The second request was for an additional elementary classroom teacher for North School, to keep up with an increasing enrollment in the younger elementary grades. According to Greenberg, North’s first grade has 101 students, five classes and an average of 20.20 per classroom. Matthew Thornton Elementary School has 93, five classrooms and an 18-19 average, while South Elementary School has 68 students, four classes and an average of 17. Second grade is North, 83, four classrooms with a 20.75 average compared to Matthew Thornton, 93, five classes, 19/21 average and South, 76, four classes, 19 average. Third grade is North, 92, four classrooms, 23 average compared to Matthew Thornton, 109, five classes, 20-22 and South, 95, five classes, 19 average.

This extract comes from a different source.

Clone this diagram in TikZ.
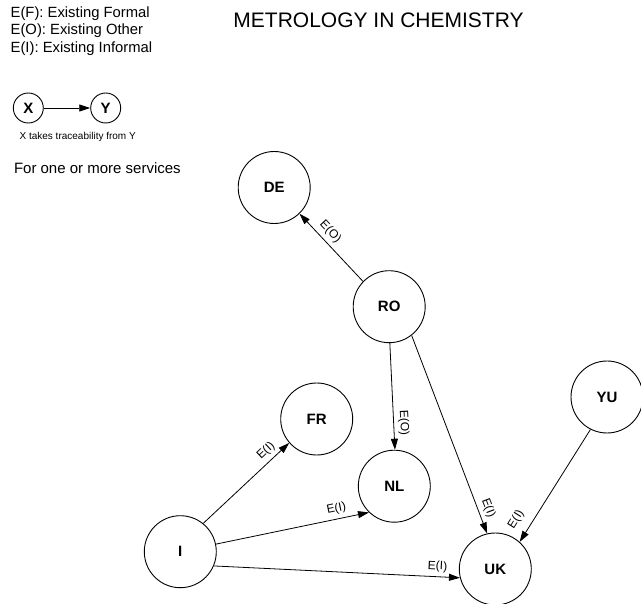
\documentclass[tikz,border=0pt]{standalone}
\usepackage{fontspec}
\setmainfont{Liberation Sans}
\usetikzlibrary{arrows.meta}
\begin{document}
\begin{tikzpicture}[x=1pt,y=-1pt,
  country/.style={circle,draw,line width=0.9pt,minimum size=72pt,inner sep=0pt,
    font=\fontsize{15}{18}\selectfont\bfseries},
  keynode/.style={circle,draw,line width=0.9pt,minimum size=30pt,inner sep=0pt,
    font=\fontsize{15}{18}\selectfont\bfseries},
  link/.style={line width=0.8pt,-{Triangle[length=11pt,width=7pt]}},
  elabel/.style={font=\fontsize{12}{14}\selectfont,sloped,above=3pt,inner sep=1pt},
  legendtext/.style={anchor=base west,inner sep=0pt,font=\fontsize{14.8}{17}\selectfont}
]
\useasboundingbox (0,0) rectangle (641,604);

% title and legend
\node[anchor=base,inner sep=0pt,font=\fontsize{21}{25}\selectfont] (title) at (378.5,27.3) {METROLOGY IN CHEMISTRY};
\node[legendtext] (leg1) at (10.5,17.7) {E(F): Existing Formal};
\node[legendtext] (leg2) at (10.5,35.0) {E(O): Existing Other};
\node[legendtext] (leg3) at (10.5,52.3) {E(I): Existing Informal};

\node[keynode] (X) at (28.3,108) {X};
\node[keynode] (Y) at (105.7,108) {Y};
\draw[link] (X) -- (Y);
\node[anchor=base,inner sep=0pt,font=\fontsize{10}{12}\selectfont] (keycap) at (77.7,140) {X takes traceability from Y};
\node[legendtext,font=\fontsize{15}{18}\selectfont] (scope) at (13.8,174) {For one or more services};

% countries
\node[country] (DE) at (274.2,187.5) {DE};
\node[country] (RO) at (389.2,306.7) {RO};
\node[country] (FR) at (316.7,419) {FR};
\node[country] (NL) at (394.3,486.2) {NL};
\node[country] (I)  at (180.3,551.7) {I};
\node[country] (UK) at (495.3,569) {UK};
\node[country] (YU) at (607,397) {YU};

% traceability links
\draw[link] (RO.136.9) -- node[elabel,pos=0.63] {E(O)} (DE.-46);
\draw[link] (RO.-89) -- node[elabel,pos=0.75] {E(O)} (NL.89);
\draw[link] (RO.-52.4) -- node[elabel,pos=0.89] {E(I)} (UK.103.5);
\draw[link] (YU.-117.8) -- node[elabel,pos=0.87,above=5pt] {E(I)} (UK.48.7);
\draw[link] (I.51.5) -- node[elabel,pos=0.81] {E(I)} (FR.221.3);
\draw[link] (I.12.8) -- node[elabel,pos=0.80] {E(I)} (NL.226.7);
\draw[link] (I.-23.5) -- node[elabel,pos=0.907] {E(I)} (UK.194.8);
\end{tikzpicture}
\end{document}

“We are getting new registrations on a daily basis,” Greenberg said, and with the completion of the Wallace Farms subdivision, he anticipates more. Granting the request would give Principal Paul Dutton the flexibility to put the teacher where he needs him or her, Greenberg said.
An elementary registration night June 22 will give them a handle on enrollment and help them to “see if there are any other students out there.”
Greenberg also requested a half-time kindergarten teacher to take on a new afternoon section at the Moose Hill School. Moose Hill’s afternoon kindergarten serves the north end of town, and Greenberg is anticipating increased enrollment from the new development.
It’s part of the new demographics, Greenberg said, noting that as their children age-out of the Londonderry system and graduate college, many residents want to downsize from the homes that comfortably held a growing family. “Who’s going to buy a four-bedroom house?” he asked rhetorically. Not the empty-nester.
Greenberg said he has asked the town’s GIS (Geographic Information System) director John Vogl to be a guest at an upcoming meeting to talk about population projections.
The board voted 4-0 to approve Greenberg’s three hiring requests.